**Source material**
----

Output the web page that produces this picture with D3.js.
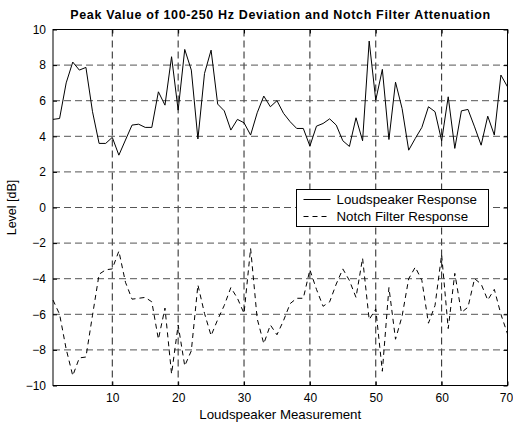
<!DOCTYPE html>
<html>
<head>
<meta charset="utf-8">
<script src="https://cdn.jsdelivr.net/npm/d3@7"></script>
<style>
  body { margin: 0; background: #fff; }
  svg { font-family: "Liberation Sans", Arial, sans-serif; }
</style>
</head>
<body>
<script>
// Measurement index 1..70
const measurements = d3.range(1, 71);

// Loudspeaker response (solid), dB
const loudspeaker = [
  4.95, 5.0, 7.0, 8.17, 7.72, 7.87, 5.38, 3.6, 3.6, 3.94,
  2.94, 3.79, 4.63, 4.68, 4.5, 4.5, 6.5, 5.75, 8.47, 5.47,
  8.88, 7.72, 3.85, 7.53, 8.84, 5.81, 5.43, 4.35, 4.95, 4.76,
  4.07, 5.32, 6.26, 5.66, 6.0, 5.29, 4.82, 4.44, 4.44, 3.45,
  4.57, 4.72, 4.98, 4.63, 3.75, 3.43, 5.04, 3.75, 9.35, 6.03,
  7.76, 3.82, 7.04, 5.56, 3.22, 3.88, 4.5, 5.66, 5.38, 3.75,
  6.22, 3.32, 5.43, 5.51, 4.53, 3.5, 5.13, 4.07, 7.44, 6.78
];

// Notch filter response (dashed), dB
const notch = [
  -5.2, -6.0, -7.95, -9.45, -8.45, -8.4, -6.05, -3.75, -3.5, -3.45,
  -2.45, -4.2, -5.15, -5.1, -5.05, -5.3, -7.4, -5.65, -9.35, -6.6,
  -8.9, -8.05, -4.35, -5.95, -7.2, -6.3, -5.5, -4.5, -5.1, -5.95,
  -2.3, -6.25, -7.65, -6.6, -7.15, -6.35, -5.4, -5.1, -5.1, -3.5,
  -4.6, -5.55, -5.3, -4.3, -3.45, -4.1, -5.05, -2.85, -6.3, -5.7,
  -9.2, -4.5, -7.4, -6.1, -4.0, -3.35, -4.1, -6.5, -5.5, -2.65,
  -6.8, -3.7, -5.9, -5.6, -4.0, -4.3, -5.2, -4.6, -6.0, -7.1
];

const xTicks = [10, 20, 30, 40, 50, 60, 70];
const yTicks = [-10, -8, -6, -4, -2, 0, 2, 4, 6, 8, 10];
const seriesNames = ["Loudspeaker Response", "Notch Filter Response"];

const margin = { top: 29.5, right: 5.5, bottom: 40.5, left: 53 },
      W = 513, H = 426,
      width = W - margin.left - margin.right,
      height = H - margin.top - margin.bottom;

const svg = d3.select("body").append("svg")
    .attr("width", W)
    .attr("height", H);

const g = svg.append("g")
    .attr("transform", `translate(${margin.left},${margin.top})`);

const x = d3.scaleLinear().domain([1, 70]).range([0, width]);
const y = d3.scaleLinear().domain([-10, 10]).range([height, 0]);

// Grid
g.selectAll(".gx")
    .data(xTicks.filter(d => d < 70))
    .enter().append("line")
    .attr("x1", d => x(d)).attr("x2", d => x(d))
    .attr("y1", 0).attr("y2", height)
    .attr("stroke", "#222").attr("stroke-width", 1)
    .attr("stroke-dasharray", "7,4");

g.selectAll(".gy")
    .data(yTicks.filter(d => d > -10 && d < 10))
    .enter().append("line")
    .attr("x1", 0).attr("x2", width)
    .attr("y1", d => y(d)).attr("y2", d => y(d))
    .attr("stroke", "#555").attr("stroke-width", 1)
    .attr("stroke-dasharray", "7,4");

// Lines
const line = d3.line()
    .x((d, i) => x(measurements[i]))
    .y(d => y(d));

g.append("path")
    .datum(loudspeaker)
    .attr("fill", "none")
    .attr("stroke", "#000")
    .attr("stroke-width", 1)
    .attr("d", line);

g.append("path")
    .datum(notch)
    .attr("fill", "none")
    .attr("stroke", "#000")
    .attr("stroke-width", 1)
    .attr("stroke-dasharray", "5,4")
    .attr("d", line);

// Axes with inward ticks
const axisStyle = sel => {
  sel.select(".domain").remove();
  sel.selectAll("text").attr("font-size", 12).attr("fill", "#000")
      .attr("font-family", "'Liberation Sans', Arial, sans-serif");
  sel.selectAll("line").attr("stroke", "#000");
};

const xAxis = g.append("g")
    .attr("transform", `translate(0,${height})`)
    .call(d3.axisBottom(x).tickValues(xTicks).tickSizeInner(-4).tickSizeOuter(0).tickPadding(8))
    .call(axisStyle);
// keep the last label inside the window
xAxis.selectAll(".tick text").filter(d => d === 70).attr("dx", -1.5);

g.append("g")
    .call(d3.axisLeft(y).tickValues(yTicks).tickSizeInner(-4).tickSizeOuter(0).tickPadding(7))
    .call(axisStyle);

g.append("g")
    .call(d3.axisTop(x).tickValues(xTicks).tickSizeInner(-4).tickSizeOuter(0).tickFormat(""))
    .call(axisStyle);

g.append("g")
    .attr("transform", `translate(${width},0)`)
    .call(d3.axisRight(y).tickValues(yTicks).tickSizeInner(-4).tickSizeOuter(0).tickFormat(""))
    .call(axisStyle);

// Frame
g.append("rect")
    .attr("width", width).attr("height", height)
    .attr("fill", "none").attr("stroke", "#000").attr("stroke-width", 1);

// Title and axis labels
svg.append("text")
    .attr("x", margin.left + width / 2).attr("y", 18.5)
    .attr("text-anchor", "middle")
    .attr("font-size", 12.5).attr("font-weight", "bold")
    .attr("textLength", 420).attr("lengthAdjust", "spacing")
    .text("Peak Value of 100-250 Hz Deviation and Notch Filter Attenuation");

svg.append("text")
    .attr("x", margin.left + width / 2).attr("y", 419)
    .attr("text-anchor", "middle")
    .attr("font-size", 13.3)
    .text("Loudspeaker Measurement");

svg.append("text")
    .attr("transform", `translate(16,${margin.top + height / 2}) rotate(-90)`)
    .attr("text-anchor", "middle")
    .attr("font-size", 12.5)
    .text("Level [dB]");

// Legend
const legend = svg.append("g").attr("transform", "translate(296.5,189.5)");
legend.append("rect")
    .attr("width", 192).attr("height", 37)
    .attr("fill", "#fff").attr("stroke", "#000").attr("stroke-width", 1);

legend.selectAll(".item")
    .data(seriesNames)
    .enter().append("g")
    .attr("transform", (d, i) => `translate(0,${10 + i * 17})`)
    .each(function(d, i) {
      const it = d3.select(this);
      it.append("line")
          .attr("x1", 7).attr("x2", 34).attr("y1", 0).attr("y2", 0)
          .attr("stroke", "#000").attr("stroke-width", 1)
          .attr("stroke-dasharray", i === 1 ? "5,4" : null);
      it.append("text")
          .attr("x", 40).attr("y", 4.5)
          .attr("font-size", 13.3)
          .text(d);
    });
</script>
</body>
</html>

----

**To do**
Transcribe the material exactly, leaving every picture out.

**Result of this exercise**
Output the web page that produces this picture with D3.js.
<!DOCTYPE html>
<html>
<head>
<meta charset="utf-8">
<script src="https://cdn.jsdelivr.net/npm/d3@7"></script>
<style>
  body { margin: 0; background: #fff; }
  svg { font-family: "Liberation Sans", Arial, sans-serif; }
</style>
</head>
<body>
<script>
// Measurement index 1..70
const measurements = d3.range(1, 71);

// Loudspeaker response (solid), dB
const loudspeaker = [
  4.95, 5.0, 7.0, 8.17, 7.72, 7.87, 5.38, 3.6, 3.6, 3.94,
  2.94, 3.79, 4.63, 4.68, 4.5, 4.5, 6.5, 5.75, 8.47, 5.47,
  8.88, 7.72, 3.85, 7.53, 8.84, 5.81, 5.43, 4.35, 4.95, 4.76,
  4.07, 5.32, 6.26, 5.66, 6.0, 5.29, 4.82, 4.44, 4.44, 3.45,
  4.57, 4.72, 4.98, 4.63, 3.75, 3.43, 5.04, 3.75, 9.35, 6.03,
  7.76, 3.82, 7.04, 5.56, 3.22, 3.88, 4.5, 5.66, 5.38, 3.75,
  6.22, 3.32, 5.43, 5.51, 4.53, 3.5, 5.13, 4.07, 7.44, 6.78
];

// Notch filter response (dashed), dB
const notch = [
  -5.2, -6.0, -7.95, -9.45, -8.45, -8.4, -6.05, -3.75, -3.5, -3.45,
  -2.45, -4.2, -5.15, -5.1, -5.05, -5.3, -7.4, -5.65, -9.35, -6.6,
  -8.9, -8.05, -4.35, -5.95, -7.2, -6.3, -5.5, -4.5, -5.1, -5.95,
  -2.3, -6.25, -7.65, -6.6, -7.15, -6.35, -5.4, -5.1, -5.1, -3.5,
  -4.6, -5.55, -5.3, -4.3, -3.45, -4.1, -5.05, -2.85, -6.3, -5.7,
  -9.2, -4.5, -7.4, -6.1, -4.0, -3.35, -4.1, -6.5, -5.5, -2.65,
  -6.8, -3.7, -5.9, -5.6, -4.0, -4.3, -5.2, -4.6, -6.0, -7.1
];

const xTicks = [10, 20, 30, 40, 50, 60, 70];
const yTicks = [-10, -8, -6, -4, -2, 0, 2, 4, 6, 8, 10];
const seriesNames = ["Loudspeaker Response", "Notch Filter Response"];

const margin = { top: 29.5, right: 5.5, bottom: 40.5, left: 53 },
      W = 513, H = 426,
      width = W - margin.left - margin.right,
      height = H - margin.top - margin.bottom;

const svg = d3.select("body").append("svg")
    .attr("width", W)
    .attr("height", H);

const g = svg.append("g")
    .attr("transform", `translate(${margin.left},${margin.top})`);

const x = d3.scaleLinear().domain([1, 70]).range([0, width]);
const y = d3.scaleLinear().domain([-10, 10]).range([height, 0]);

// Grid
g.selectAll(".gx")
    .data(xTicks.filter(d => d < 70))
    .enter().append("line")
    .attr("x1", d => x(d)).attr("x2", d => x(d))
    .attr("y1", 0).attr("y2", height)
    .attr("stroke", "#222").attr("stroke-width", 1)
    .attr("stroke-dasharray", "7,4");

g.selectAll(".gy")
    .data(yTicks.filter(d => d > -10 && d < 10))
    .enter().append("line")
    .attr("x1", 0).attr("x2", width)
    .attr("y1", d => y(d)).attr("y2", d => y(d))
    .attr("stroke", "#555").attr("stroke-width", 1)
    .attr("stroke-dasharray", "7,4");

// Lines
const line = d3.line()
    .x((d, i) => x(measurements[i]))
    .y(d => y(d));

g.append("path")
    .datum(loudspeaker)
    .attr("fill", "none")
    .attr("stroke", "#000")
    .attr("stroke-width", 1)
    .attr("d", line);

g.append("path")
    .datum(notch)
    .attr("fill", "none")
    .attr("stroke", "#000")
    .attr("stroke-width", 1)
    .attr("stroke-dasharray", "5,4")
    .attr("d", line);

// Axes with inward ticks
const axisStyle = sel => {
  sel.select(".domain").remove();
  sel.selectAll("text").attr("font-size", 12).attr("fill", "#000")
      .attr("font-family", "'Liberation Sans', Arial, sans-serif");
  sel.selectAll("line").attr("stroke", "#000");
};

const xAxis = g.append("g")
    .attr("transform", `translate(0,${height})`)
    .call(d3.axisBottom(x).tickValues(xTicks).tickSizeInner(-4).tickSizeOuter(0).tickPadding(8))
    .call(axisStyle);
// keep the last label inside the window
xAxis.selectAll(".tick text").filter(d => d === 70).attr("dx", -1.5);

g.append("g")
    .call(d3.axisLeft(y).tickValues(yTicks).tickSizeInner(-4).tickSizeOuter(0).tickPadding(7))
    .call(axisStyle);

g.append("g")
    .call(d3.axisTop(x).tickValues(xTicks).tickSizeInner(-4).tickSizeOuter(0).tickFormat(""))
    .call(axisStyle);

g.append("g")
    .attr("transform", `translate(${width},0)`)
    .call(d3.axisRight(y).tickValues(yTicks).tickSizeInner(-4).tickSizeOuter(0).tickFormat(""))
    .call(axisStyle);

// Frame
g.append("rect")
    .attr("width", width).attr("height", height)
    .attr("fill", "none").attr("stroke", "#000").attr("stroke-width", 1);

// Title and axis labels
svg.append("text")
    .attr("x", margin.left + width / 2).attr("y", 18.5)
    .attr("text-anchor", "middle")
    .attr("font-size", 12.5).attr("font-weight", "bold")
    .attr("textLength", 420).attr("lengthAdjust", "spacing")
    .text("Peak Value of 100-250 Hz Deviation and Notch Filter Attenuation");

svg.append("text")
    .attr("x", margin.left + width / 2).attr("y", 419)
    .attr("text-anchor", "middle")
    .attr("font-size", 13.3)
    .text("Loudspeaker Measurement");

svg.append("text")
    .attr("transform", `translate(16,${margin.top + height / 2}) rotate(-90)`)
    .attr("text-anchor", "middle")
    .attr("font-size", 12.5)
    .text("Level [dB]");

// Legend
const legend = svg.append("g").attr("transform", "translate(296.5,189.5)");
legend.append("rect")
    .attr("width", 192).attr("height", 37)
    .attr("fill", "#fff").attr("stroke", "#000").attr("stroke-width", 1);

legend.selectAll(".item")
    .data(seriesNames)
    .enter().append("g")
    .attr("transform", (d, i) => `translate(0,${10 + i * 17})`)
    .each(function(d, i) {
      const it = d3.select(this);
      it.append("line")
          .attr("x1", 7).attr("x2", 34).attr("y1", 0).attr("y2", 0)
          .attr("stroke", "#000").attr("stroke-width", 1)
          .attr("stroke-dasharray", i === 1 ? "5,4" : null);
      it.append("text")
          .attr("x", 40).attr("y", 4.5)
          .attr("font-size", 13.3)
          .text(d);
    });
</script>
</body>
</html>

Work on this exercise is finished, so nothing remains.